– Лучшие в целом мире, – сказал Алексей и получил удар в ноющее ребро от ламы. – Ой, за что ты так со мной?
– Не такая у тебя судьба, друг, чтобы тут замерзнуть. Ты же высотник, а тут всего 6000 метров, даже не зона смерти. Тебе не стыдно? Поднимайся! Не позорь своих товарищей!
Фраза подействовала как мощное заклинание и Лёха встал.
– А теперь ты соберешь снег в чашку и включишь горелку, – лама продолжал вправлять выпадающие элементы сознания Алексея на место, точно в голову.
Он зажег горелку и стал топить снег.
– А теперь пей уже и идем!
Алексей выпил.
– Скажи, лама Речунг, зачем ты мне помогаешь? Ради спасения живого существа или ради хорошей кармы?
– А зачем ты сюда приперся? – парировал лама. – Ради славы или ради славы?
– Нет, ты все же ответь, – напирал Алексей.
– Ради нашего общего спасения. Чем больше существ спасти одним махом, тем лучше.
– Придется рюкзак здесь оставить, – огорчился Лёха. – Хоть бы себя донести, не то, что лишний груз.
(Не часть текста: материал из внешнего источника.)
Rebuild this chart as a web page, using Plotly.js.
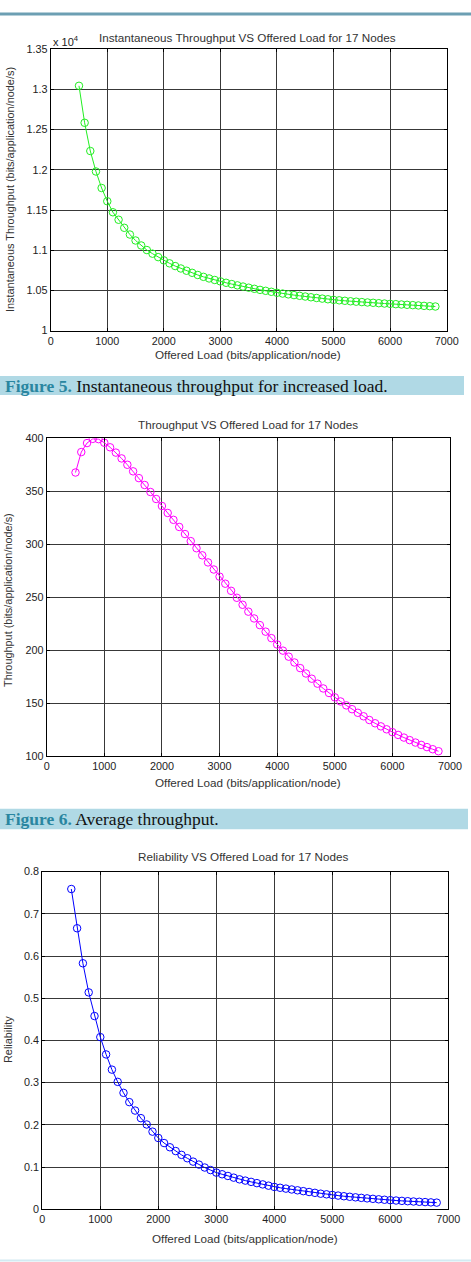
<!DOCTYPE html>
<html>
<head>
<meta charset="utf-8">
<script src="https://cdn.plot.ly/plotly-3.0.1.min.js"></script>
<style>html,body{margin:0;padding:0;background:#fff;}#chart{width:471px;height:1262px;}</style>
</head>
<body>
<div id="chart"></div>
<script>
// ---- data ----
const offeredLoad = [500,600,700,800,900,1000,1100,1200,1300,1400,1500,1600,1700,1800,1900,2000,
  2100,2200,2300,2400,2500,2600,2700,2800,2900,3000,3100,3200,3300,3400,3500,3600,3700,3800,3900,4000,
  4100,4200,4300,4400,4500,4600,4700,4800,4900,5000,5100,5200,5300,5400,5500,5600,5700,5800,5900,6000,
  6100,6200,6300,6400,6500,6600,6700,6800];

const instThroughput = [13046,12586,12235,11980,11775,11610,11473,11380,11280,11196,11122,11060,11003,10958,10915,10875,
  10838,10804,10774,10746,10720,10693,10670,10650,10631,10613,10596,10580,10564,10549,10535,10521,10508,10496,10484,10472,
  10462,10452,10443,10434,10425,10416,10407,10399,10391,10384,10378,10372,10366,10361,10356,10351,10347,10342,10338,10334,
  10330,10326,10322,10318,10314,10309,10305,10301];

const avgThroughput = [367.7,387,395.5,399.5,399.2,395.8,391.5,386.5,381,375,368.8,362.4,355.9,349.3,342.7,336.1,
  329.5,323,316.3,309.6,302.9,296.2,289.5,282.8,276.1,269.4,262.7,256.0,249.4,242.8,236.3,229.9,223.6,217.4,211.3,205.3,
  199.5,193.8,188.3,183.0,177.9,173.0,168.3,163.8,159.5,155.4,151.5,147.8,144.2,140.8,137.5,134.0,130.9,128.0,125.2,122.5,
  119.9,117.4,115.0,112.7,110.5,108.4,106.4,104.5];

const reliability = [0.759,0.666,0.583,0.514,0.458,0.408,0.367,0.331,0.302,0.276,0.254,0.234,0.216,0.201,0.184,0.169,
  0.157,0.147,0.138,0.129,0.121,0.113,0.106,0.099,0.093,0.087,0.083,0.079,0.075,0.071,0.068,0.065,0.062,0.059,0.056,0.053,
  0.051,0.049,0.047,0.045,0.043,0.041,0.039,0.037,0.0355,0.034,0.0325,0.031,0.0297,0.0284,0.0271,0.0259,0.0248,0.0237,0.0226,0.0216,
  0.0208,0.0200,0.0192,0.0185,0.0178,0.0171,0.0164,0.0158];

const xTicks = [0,1000,2000,3000,4000,5000,6000,7000];
const y1TickVals = [10000,10500,11000,11500,12000,12500,13000,13500];
const y1TickText = ['1','1.05','1.1','1.15','1.2','1.25','1.3','1.35'];

const titles = ['Instantaneous Throughput VS Offered Load for 17 Nodes',
                'Throughput VS Offered Load for 17 Nodes',
                'Reliability VS Offered Load for 17 Nodes'];
const xTitle = 'Offered Load (bits/application/node)';
const yTitles = ['Instantaneous Throughput (bits/application/node/s)',
                 'Throughput (bits/application/node/s)',
                 'Reliability'];
const captions = [['Figure 5.', ' Instantaneous throughput for increased load.'],
                  ['Figure 6.', ' Average throughput.']];

// ---- layout helpers (pixel -> paper) ----
const W = 471, H = 1262;
const fx = p => p / W;
const fy = p => 1 - p / H;
const FONT = 'Liberation Sans, Arial, sans-serif';

function axisBase(extra) {
  return Object.assign({
    showgrid: true, gridcolor: '#383838', gridwidth: 1,
    showline: true, linecolor: '#000', linewidth: 1, mirror: 'ticks',
    ticks: 'inside', ticklen: 3, tickcolor: '#000', zeroline: false,
    tickfont: {family: FONT, size: 10.8, color: '#222'},
    fixedrange: true
  }, extra);
}

const traces = [
  {x: offeredLoad, y: instThroughput, xaxis: 'x', yaxis: 'y', type: 'scatter', mode: 'lines+markers',
   line: {color: '#22ee22', width: 1}, marker: {symbol: 'circle-open', size: 7.5, color: '#22ee22', line: {width: 1}}},
  {x: offeredLoad, y: avgThroughput, xaxis: 'x2', yaxis: 'y2', type: 'scatter', mode: 'lines+markers',
   line: {color: '#ff00ff', width: 1}, marker: {symbol: 'circle-open', size: 7.5, color: '#ff00ff', line: {width: 1}}},
  {x: offeredLoad, y: reliability, xaxis: 'x3', yaxis: 'y3', type: 'scatter', mode: 'lines+markers',
   line: {color: '#0000ff', width: 1}, marker: {symbol: 'circle-open', size: 7.5, color: '#0000ff', line: {width: 1}}}
];

const plots = [
  {x0: 50.7, x1: 446.7, yt: 49.3, yb: 330.7},
  {x0: 46.7, x1: 450, yt: 438.3, yb: 756},
  {x0: 42.3, x1: 448.3, yt: 871.7, yb: 1209.3}
];

const layout = {
  width: W, height: H, margin: {l: 0, r: 0, t: 0, b: 0},
  paper_bgcolor: '#fff', plot_bgcolor: '#fff', showlegend: false,
  font: {family: FONT, color: '#222'},
  xaxis:  axisBase({domain: [fx(plots[0].x0), fx(plots[0].x1)], range: [0, 7000], tickvals: xTicks, anchor: 'y'}),
  yaxis:  axisBase({domain: [fy(plots[0].yb), fy(plots[0].yt)], range: [10000, 13500], tickvals: y1TickVals, ticktext: y1TickText, anchor: 'x'}),
  xaxis2: axisBase({domain: [fx(plots[1].x0), fx(plots[1].x1)], range: [0, 7000], tickvals: xTicks, anchor: 'y2'}),
  yaxis2: axisBase({domain: [fy(plots[1].yb), fy(plots[1].yt)], range: [100, 400], dtick: 50, tick0: 100, anchor: 'x2'}),
  xaxis3: axisBase({domain: [fx(plots[2].x0), fx(plots[2].x1)], range: [0, 7000], tickvals: xTicks, anchor: 'y3'}),
  yaxis3: axisBase({domain: [fy(plots[2].yb), fy(plots[2].yt)], range: [0, 0.8], dtick: 0.1, tick0: 0, anchor: 'x3'}),
  shapes: [
    {type: 'line', xref: 'paper', yref: 'paper', x0: 0, x1: 1, y0: fy(14), y1: fy(14), line: {color: '#6c9fb3', width: 3}},
    {type: 'rect', xref: 'paper', yref: 'paper', x0: 0, x1: fx(464), y0: fy(395), y1: fy(376), fillcolor: '#b0d9e5', line: {width: 0}, layer: 'below'},
    {type: 'rect', xref: 'paper', yref: 'paper', x0: 0, x1: fx(468), y0: fy(829.3), y1: fy(808.7), fillcolor: '#b0d9e5', line: {width: 0}, layer: 'below'},
    {type: 'line', xref: 'paper', yref: 'paper', x0: 0, x1: 1, y0: fy(1260.5), y1: fy(1260.5), line: {color: '#d3eaf2', width: 2}}
  ],
  annotations: []
};

const titlePos = [[247.5, 37.7], [247.5, 425], [243.3, 856.7]];
const xTitlePos = [[248.3, 354], [247.5, 782.7], [244.5, 1238]];
const yTitlePos = [[10, 190], [8, 600], [8, 1040]];
for (let i = 0; i < 3; i++) {
  layout.annotations.push({xref: 'paper', yref: 'paper', x: fx(titlePos[i][0]), y: fy(titlePos[i][1]),
    xanchor: 'center', yanchor: 'middle', showarrow: false, text: titles[i],
    font: {family: FONT, size: 11.7, color: '#333'}});
  layout.annotations.push({xref: 'paper', yref: 'paper', x: fx(xTitlePos[i][0]), y: fy(xTitlePos[i][1]),
    xanchor: 'center', yanchor: 'middle', showarrow: false, text: xTitle,
    font: {family: FONT, size: 11.7, color: '#333'}});
  layout.annotations.push({xref: 'paper', yref: 'paper', x: fx(yTitlePos[i][0]), y: fy(yTitlePos[i][1]),
    xanchor: 'center', yanchor: 'middle', showarrow: false, text: yTitles[i], textangle: -90,
    font: {family: FONT, size: 10.9, color: '#333'}});
}
// exponent label
layout.annotations.push({xref: 'paper', yref: 'paper', x: fx(51), y: fy(41), xanchor: 'left', yanchor: 'middle',
  showarrow: false, text: 'x 10<sup>4</sup>', font: {family: FONT, size: 11, color: '#222'}});

// captions
const capY = [385.5, 819];
for (let i = 0; i < 2; i++) {
  layout.annotations.push({xref: 'paper', yref: 'paper', x: fx(3), y: fy(capY[i]), xanchor: 'left', yanchor: 'middle',
    showarrow: false,
    text: '<span style="color:#2a86a0"><b>' + captions[i][0] + '</b></span>' + captions[i][1],
    font: {family: 'Liberation Serif, Times New Roman, serif', size: 17.5, color: '#111'}});
}

Plotly.newPlot('chart', traces, layout, {displayModeBar: false, staticPlot: true});
</script>
</body>
</html>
– Палатку оставим, а снаряжение и лекарства возьмем с собой. Не волнуйся, я понесу.
– Да как же? Да неудобно как-то…
Алексей надел пуховку, закрепил на ботинках кошки и оперся на единственную треккинговую палку.
– С богом! – сказал он по-русски и перекрестился.
– Ом Мани Падме Хум [6], – подтвердил лама.
И они побрели по блистающей долине навстречу движущимся глыбам льда. Речунг шел как верблюд по пустыне – уверенно и невозмутимо, едва касаясь подошвами меховых сапог того, что пару дней назад было тропой, и не оставлял следов. Алексей вгрызался острыми кошками в ледяные настилы, смешанные с проседающим снегом, будто вбивал победные флажки на каждом шагу.
Тропа стала спускаться вниз, Алексей запыхался и прислонился к камню.
– Ты разобьешься, – сказал он ламе, – давай пойдем в связке.
Потом посмотрел на извилистые трещины по нескольку метров ширины и бесконечной глубины, раскрывающие пасть им навстречу, и махнул рукой:
– Это бесполезно. Мы все равно сорвемся. У нас нет лестниц, а у тебя нет снаряги. Это конец.
– Ты не поверил, друг мой, – лама оперся спиной о горный склон, но не для того, чтобы отдохнуть, а чтобы получить энергию. – А ведь я говорил, что умею слушать ветер не ради восхваления. В трещинах он завывает иначе, чем на цельных кусках. Если умеешь слушать горную мелодию, никогда не сорвешься вниз. Я проведу тебя по лабиринту Кхумбу без единой веревки и лестницы. Ты будешь парить над ледопадом как орел. Даже не думай сдаваться сейчас.
– Это полное безумие, – подумал Алексей и сказал: – Ну, будем живы – не помрем! – вздохнул и потащился за Речунгом.
Они шли около пяти часов, солнце клонилось к закату, окрашивая горы всеми оттенками синего. Лама искусно выбирал такие стыковки между глыбами, через которые можно было просто переступить, обходя витиеватые хвосты ледяных змей, уводящие в пропасть. Местами приходилось двигаться по узкому перешейку, по обе стороны которого далеко внизу лежали погибшие альпинисты и портеры.
В какой-то момент силы оставили Алексея, он оступился и соскользнул с одного из мостиков, с размаху воткнул ледоруб, сам не понимая, во что, и повис над черной дырой. Он не смотрел вниз, но знал, что там, а сверху загорались холодные огромные звезды и силуэт ламы разматывал бечевку, которой был подпоясан.
– Хватайся! – кричал он.
Алексей ухватился и пополз. Выбрался и уже не мог встать. Весь остаток пути он полз, не упуская из виду сапоги ламы, не оставлявшие следов.
– Это все, – подумал Алексей, когда не мог ползти.
– Это все, – сказал Речунг, – мы в базовом лагере.
Лёха перевернулся на спину и едва мог дышать.
– Слушай меня, сынок, – лама наклонился, и его шапку обрамили звезды.
– Как на картинах в монастыре Тенгбоче, – подумал Лёха. – Будда в сияющем ореоле.
– Слушай, я не могу идти дальше. Мне нужна твоя помощь. Я спас тебя, спаси и ты меня. Возвращайся из Катманду, когда вылечишься. У тебя пневмония, отек легких, перелом трех ребер и обморожение пальцев рук и ног. Пневмония, понял? Двусторонняя, крупноочаговая. Так и скажи врачу. Возвращайся как можно скорее, я буду ждать тебя в заповеднике Сагарматха.